>> BEGIN Material for the task

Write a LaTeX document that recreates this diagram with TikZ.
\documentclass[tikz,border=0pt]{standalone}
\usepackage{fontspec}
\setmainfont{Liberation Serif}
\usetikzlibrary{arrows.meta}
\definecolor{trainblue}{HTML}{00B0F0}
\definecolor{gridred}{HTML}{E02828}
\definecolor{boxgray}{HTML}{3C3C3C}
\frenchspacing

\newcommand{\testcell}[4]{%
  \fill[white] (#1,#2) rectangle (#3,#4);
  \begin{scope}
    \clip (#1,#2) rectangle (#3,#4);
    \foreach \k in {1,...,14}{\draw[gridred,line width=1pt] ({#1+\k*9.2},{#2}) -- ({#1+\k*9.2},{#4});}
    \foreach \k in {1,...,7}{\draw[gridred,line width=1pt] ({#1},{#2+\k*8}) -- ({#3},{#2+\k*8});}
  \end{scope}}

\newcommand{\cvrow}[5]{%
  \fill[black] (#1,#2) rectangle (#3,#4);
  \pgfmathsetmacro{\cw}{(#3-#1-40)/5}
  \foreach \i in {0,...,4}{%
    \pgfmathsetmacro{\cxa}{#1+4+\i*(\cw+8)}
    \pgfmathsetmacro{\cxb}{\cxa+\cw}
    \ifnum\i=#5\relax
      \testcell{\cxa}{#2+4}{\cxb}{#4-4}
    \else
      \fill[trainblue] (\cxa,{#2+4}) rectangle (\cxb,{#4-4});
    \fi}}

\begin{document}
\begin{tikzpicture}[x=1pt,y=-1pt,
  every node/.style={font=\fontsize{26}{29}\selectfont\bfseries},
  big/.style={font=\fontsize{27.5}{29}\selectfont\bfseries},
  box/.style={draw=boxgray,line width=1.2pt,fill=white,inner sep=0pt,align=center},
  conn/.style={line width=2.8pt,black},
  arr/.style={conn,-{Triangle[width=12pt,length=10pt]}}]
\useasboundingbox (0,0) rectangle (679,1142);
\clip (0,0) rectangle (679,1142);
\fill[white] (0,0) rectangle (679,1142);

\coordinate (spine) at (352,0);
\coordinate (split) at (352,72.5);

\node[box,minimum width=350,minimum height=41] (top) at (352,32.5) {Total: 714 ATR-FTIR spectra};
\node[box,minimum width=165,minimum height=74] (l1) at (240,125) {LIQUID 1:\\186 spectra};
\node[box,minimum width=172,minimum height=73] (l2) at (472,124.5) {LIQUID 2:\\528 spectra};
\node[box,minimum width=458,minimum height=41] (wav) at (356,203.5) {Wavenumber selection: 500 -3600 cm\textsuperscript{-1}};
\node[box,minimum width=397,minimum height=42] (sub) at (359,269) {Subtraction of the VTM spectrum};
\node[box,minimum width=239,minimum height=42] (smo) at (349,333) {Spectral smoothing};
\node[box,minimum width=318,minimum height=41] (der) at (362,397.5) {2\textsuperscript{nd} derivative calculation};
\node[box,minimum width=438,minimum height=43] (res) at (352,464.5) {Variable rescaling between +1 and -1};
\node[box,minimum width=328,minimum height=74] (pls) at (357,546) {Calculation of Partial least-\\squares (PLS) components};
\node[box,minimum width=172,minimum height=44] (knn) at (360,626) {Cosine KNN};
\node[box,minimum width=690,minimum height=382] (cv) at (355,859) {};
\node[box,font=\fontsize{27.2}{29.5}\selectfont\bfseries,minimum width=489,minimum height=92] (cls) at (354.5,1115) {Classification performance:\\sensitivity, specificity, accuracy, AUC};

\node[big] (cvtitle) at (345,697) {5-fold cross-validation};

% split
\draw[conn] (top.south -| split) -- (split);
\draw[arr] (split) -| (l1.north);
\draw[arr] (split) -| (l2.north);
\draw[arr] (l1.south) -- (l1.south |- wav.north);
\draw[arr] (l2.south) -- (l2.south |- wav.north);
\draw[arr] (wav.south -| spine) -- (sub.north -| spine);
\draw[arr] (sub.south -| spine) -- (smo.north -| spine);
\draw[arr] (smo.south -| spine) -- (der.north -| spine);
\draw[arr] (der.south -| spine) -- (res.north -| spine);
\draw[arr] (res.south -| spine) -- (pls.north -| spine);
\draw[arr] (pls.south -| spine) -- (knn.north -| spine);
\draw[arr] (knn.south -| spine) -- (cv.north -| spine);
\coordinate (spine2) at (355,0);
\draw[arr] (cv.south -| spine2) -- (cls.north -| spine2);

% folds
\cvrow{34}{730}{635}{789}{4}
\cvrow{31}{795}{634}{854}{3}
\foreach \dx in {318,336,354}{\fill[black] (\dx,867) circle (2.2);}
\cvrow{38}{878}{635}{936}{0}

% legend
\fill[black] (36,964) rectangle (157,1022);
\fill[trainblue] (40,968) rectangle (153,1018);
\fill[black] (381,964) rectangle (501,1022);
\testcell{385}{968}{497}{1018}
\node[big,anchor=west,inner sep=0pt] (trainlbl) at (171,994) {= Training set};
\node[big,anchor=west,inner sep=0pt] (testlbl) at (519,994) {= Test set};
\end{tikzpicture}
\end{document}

>> END Material for the task
>> BEGIN Material for the task

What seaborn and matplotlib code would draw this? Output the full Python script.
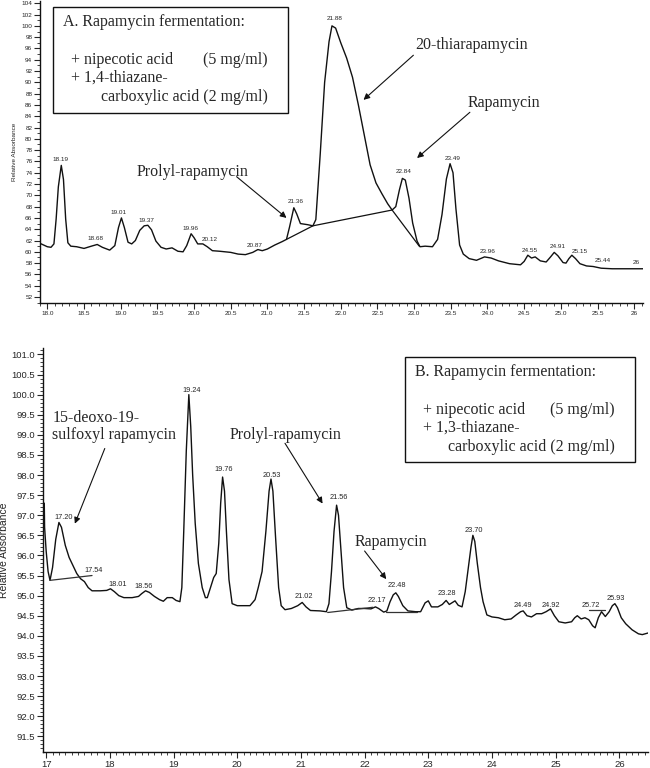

>> END Material for the task

**What the task asks**
Starting at the line that contains "Write a LaTeX" and ending at the line that contains "(split) at (352,72.5);", retype each line exactly; omit everything outside that range.

**Final answer**
Write a LaTeX document that recreates this diagram with TikZ.
\documentclass[tikz,border=0pt]{standalone}
\usepackage{fontspec}
\setmainfont{Liberation Serif}
\usetikzlibrary{arrows.meta}
\definecolor{trainblue}{HTML}{00B0F0}
\definecolor{gridred}{HTML}{E02828}
\definecolor{boxgray}{HTML}{3C3C3C}
\frenchspacing

\newcommand{\testcell}[4]{%
  \fill[white] (#1,#2) rectangle (#3,#4);
  \begin{scope}
    \clip (#1,#2) rectangle (#3,#4);
    \foreach \k in {1,...,14}{\draw[gridred,line width=1pt] ({#1+\k*9.2},{#2}) -- ({#1+\k*9.2},{#4});}
    \foreach \k in {1,...,7}{\draw[gridred,line width=1pt] ({#1},{#2+\k*8}) -- ({#3},{#2+\k*8});}
  \end{scope}}

\newcommand{\cvrow}[5]{%
  \fill[black] (#1,#2) rectangle (#3,#4);
  \pgfmathsetmacro{\cw}{(#3-#1-40)/5}
  \foreach \i in {0,...,4}{%
    \pgfmathsetmacro{\cxa}{#1+4+\i*(\cw+8)}
    \pgfmathsetmacro{\cxb}{\cxa+\cw}
    \ifnum\i=#5\relax
      \testcell{\cxa}{#2+4}{\cxb}{#4-4}
    \else
      \fill[trainblue] (\cxa,{#2+4}) rectangle (\cxb,{#4-4});
    \fi}}

\begin{document}
\begin{tikzpicture}[x=1pt,y=-1pt,
  every node/.style={font=\fontsize{26}{29}\selectfont\bfseries},
  big/.style={font=\fontsize{27.5}{29}\selectfont\bfseries},
  box/.style={draw=boxgray,line width=1.2pt,fill=white,inner sep=0pt,align=center},
  conn/.style={line width=2.8pt,black},
  arr/.style={conn,-{Triangle[width=12pt,length=10pt]}}]
\useasboundingbox (0,0) rectangle (679,1142);
\clip (0,0) rectangle (679,1142);
\fill[white] (0,0) rectangle (679,1142);

\coordinate (spine) at (352,0);
\coordinate (split) at (352,72.5);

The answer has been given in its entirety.